The EU's farmed tuna industry, dominated by Spain, buys more than 200,000 tonnes of mostly frozen and untreated fish annually from the North Atlantic, West Africa and South America. Nearly all Europe's farmed tuna exports go to Japan.

"A huge amount of fish is dumped into the Mediterranean to feed tuna and this brings a risk of exotic diseases," said Sergi Tudela, WWF's Mediterranean Fisheries Coordinator.

"The fact it is concentrated in just a few places makes the disease risk much higher," he told reporters. WWF has asked the European Commission, the EU executive, to ban non-Mediterranean fish for tuna farms and use feed pellets instead, he said.

Europe's tuna farming is driven mainly by demand for sushi and sashimi in Japan: the world's largest consumer of fresh and frozen tuna, and destination for more than 90 percent of the EU's farmed tuna exports.

Spain, particularly its southeastern region of Murcia, runs most of the EU's 45-odd tuna farms. Malta and Italy are also major players and, outside the European Union bloc, Turkey and Croatia.

WWF said up to a quarter of Mediterranean farmed tuna comes from Murcia, where more than 56,000 tonnes of baitfish are introduced into a 170-km (105 mile) coastal stretch every year.

Between 15 and 25 kilos (33 and 55 lb) of fish feed were needed to produce one kilo of tuna, it said in a study. The fish used as feed are usually small-sized species such as herring that do not live in Mediterranean waters.

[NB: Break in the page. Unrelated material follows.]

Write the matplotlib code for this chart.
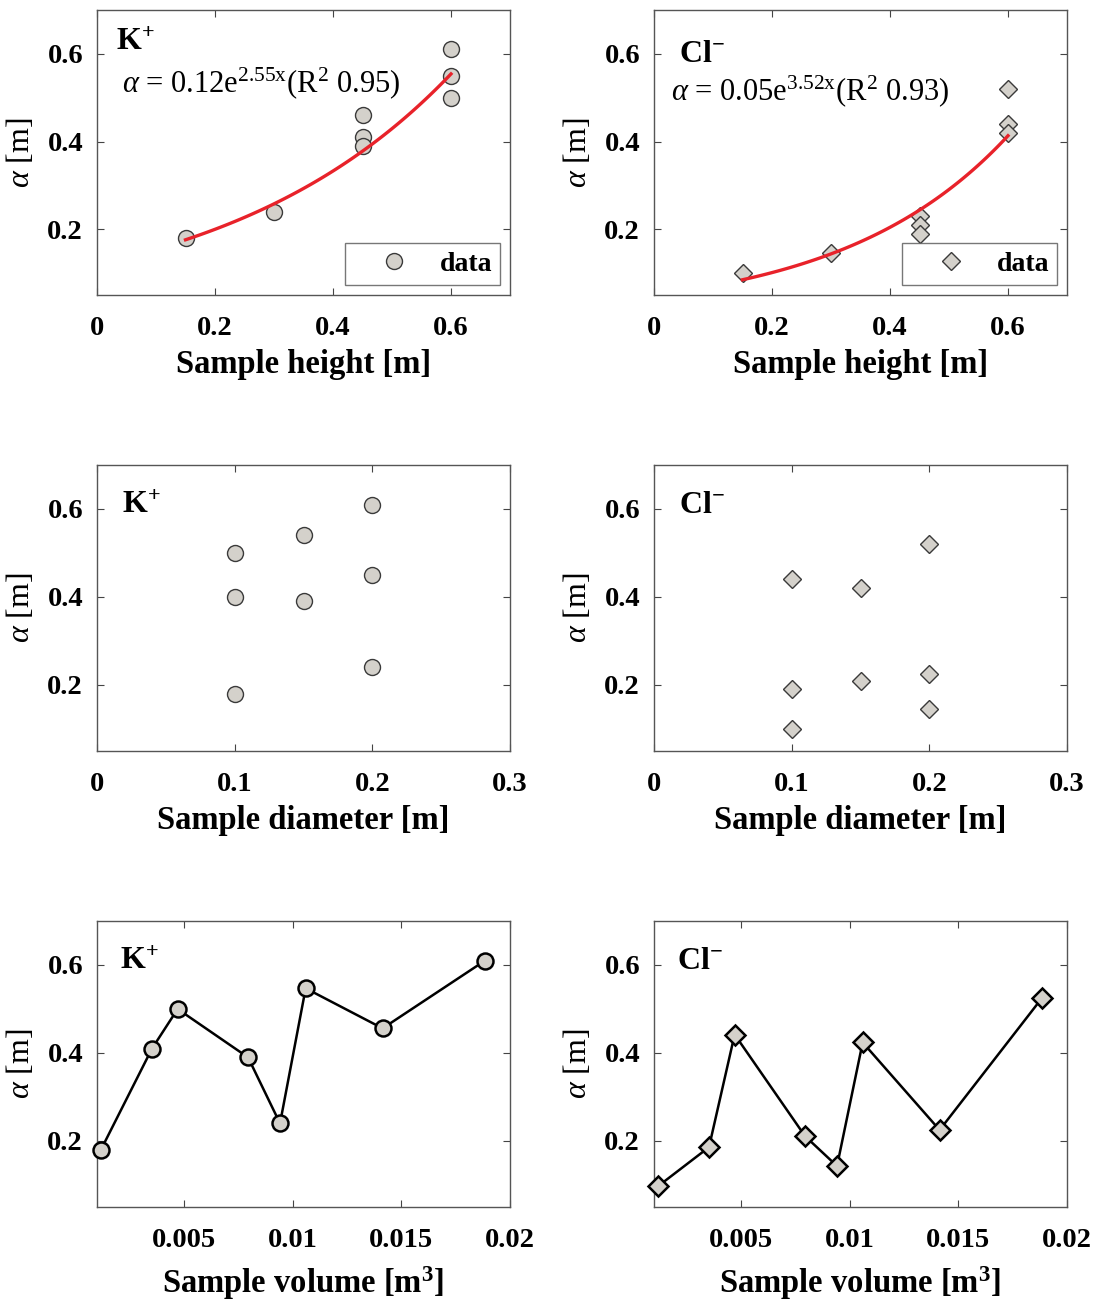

"We don't know which viruses are in the imported fish and how they might affect fish in the Mediterranean," Tudela said.

The Commission, which regulates EU fishing policy, said it would study WWF's proposal and ask the tuna industry for data.

"We are sensitive to this and we will talk to the tuna farming industry to see what action we can take," one Commission official told Reuters.